[alsa-devel] Infrasonic Quartet
Vedran Miletić
rivanvx at gmail.com
Thu Nov 13 18:24:13 CET 2008
2008/11/12 Pavel Hofman <pavel.hofman at insite.cz>:
> Vedran Miletić napsal(a):
>>
>> 2008/11/12 Pavel Hofman <pavel.hofman at insite.cz>:
>>>
>>> Vedran Miletić wrote:
>>>>
>>>> Auzen started to distribute one cool new Envy24HT-S card, and it looks
>>>> really interesting to me. Specs are awesome, and it also has word
>>>> clock on card!
>>>> http://www.auzentech.com/site/products/infra_quartet.php
>>>> http://www.infra-sonic.com/site/p_PCI_quartet.php
>>>> http://www.newegg.com/Product/Product.aspx?Item=N82E16829156007
>>>>
>>>> According to envy24.svobodno.com, it has:
>>>> Infrasonic Quartet 0x3030 0x4953
>>>> Envy24HT-S - supported by ALSA
>>>> AK4620B (ADC / DAC) - not sure, probably not supported?
>>>> AK4112 - not sure either?
>>>>
>>>> However it has Xilinx on card in similar way as ESI Juli@ does, so
>>>> it's probably not a standard Envy24HT-S card.
>>>> Any ideas if this card could be supported?
>>>>
>>> According to the block diagram in the User's Manual the Xilinx plays a
>>> major
>>> role. The FPGA provides even more functions than in Juli.
>>>
>>> Without some information from the manufacturer (even if under NDA) the
>>> driver will be rather difficult to write. The FPGA is controlled by
>>> Envy's
>>> GPIOs and their signals would have to be electrically analyzed under
>>> Windows
>>> driver - a pretty complicated task. It is very different from a regular
>>> card
>>> with well-documented codecs only where you just need to trace codec pins
>>> to
>>> corresponding GPIOs.
>>>
>>> Pavel.
>>>
>>
>> First off, thanks for answering. I didn't expect anyone to answer,
>> since this card isn't this common yet, so it surprised me that it
>> caught someone's interest.
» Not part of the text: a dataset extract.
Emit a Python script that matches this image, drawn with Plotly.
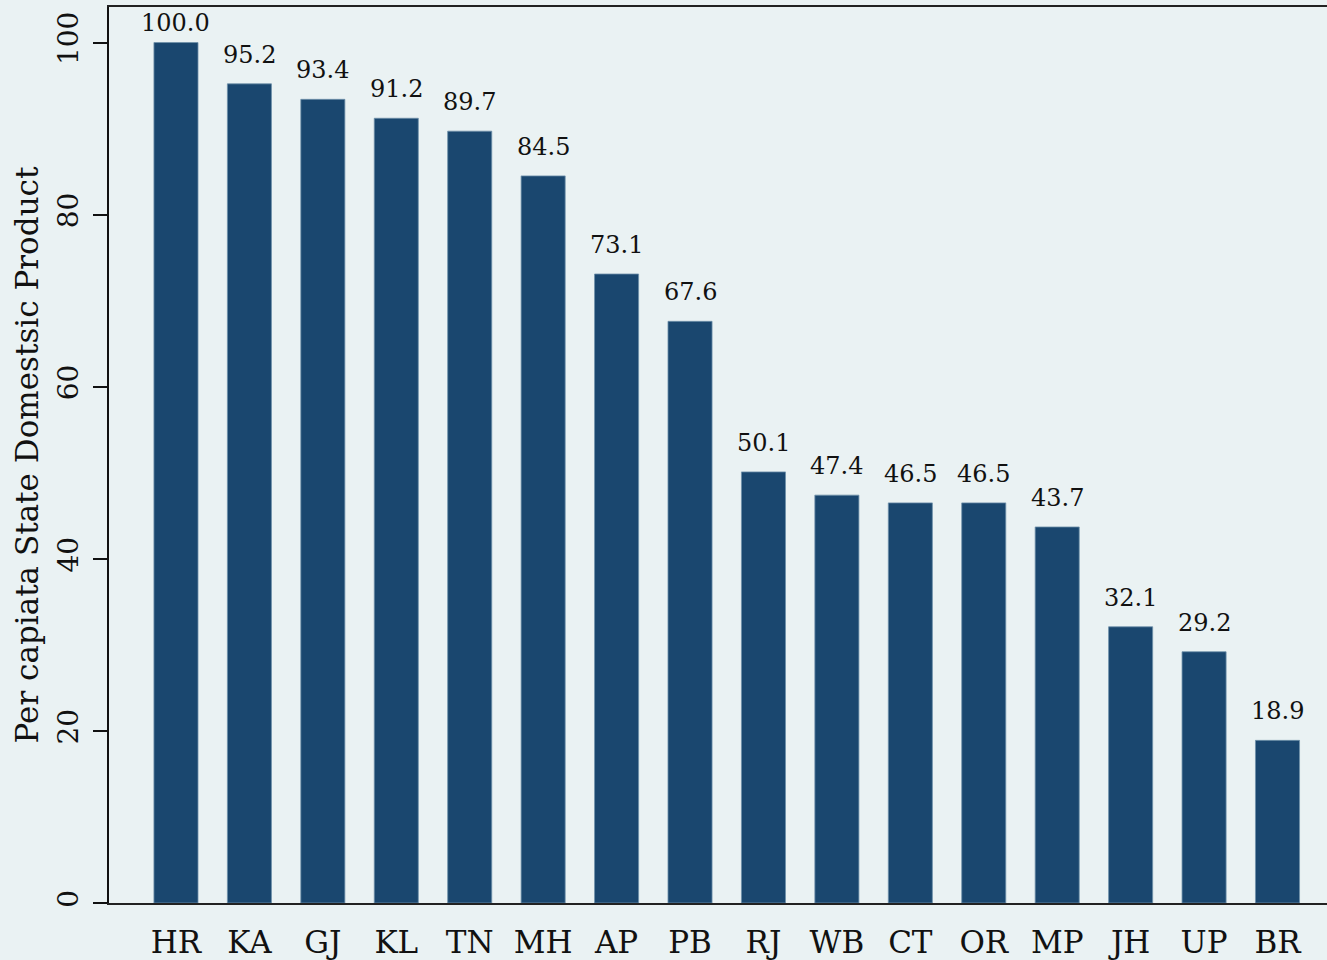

Good :)
>>
>> Well, IMHO, this card is as far as Envy24HT-S can go. Sure you can
>> have more inputs/outputs, but at 4x4 and without breakout box that's
>> it, in terms of features. So, I didn't expect the design to be simple
>> at all. Not to mention unsupported DAC/ADC and DIT.
>>
>> Yet, assuming we get the specifications from Infrasonic/Auzen, would
>> you or anyone else be interested in coding a driver?
>
> Well, I could work on the driver, it would be similar to Juli. ice1724.c is
> mostly ready for the proprietary clock model. The aforementioned chips have
> complete documentation publicly available. If I had the card physically to
> trace connection and test (I am no Takashi the wizard :) ) and some
> documentation available, it should be viable.
>
> Honestly I am not going to purchase it myself, I have no other use for it
> plus PCI is almost history now. Unfortunately I have not met any PCI-express
> card with quality 44.1kHz playback (i.e. dedicated crystal clock).
>
> Pavel.
>
I do agree that PCI is almost history nowadays. Better said, it should
be. However, I see no viable replacement for Envy24 cards on PCI-E.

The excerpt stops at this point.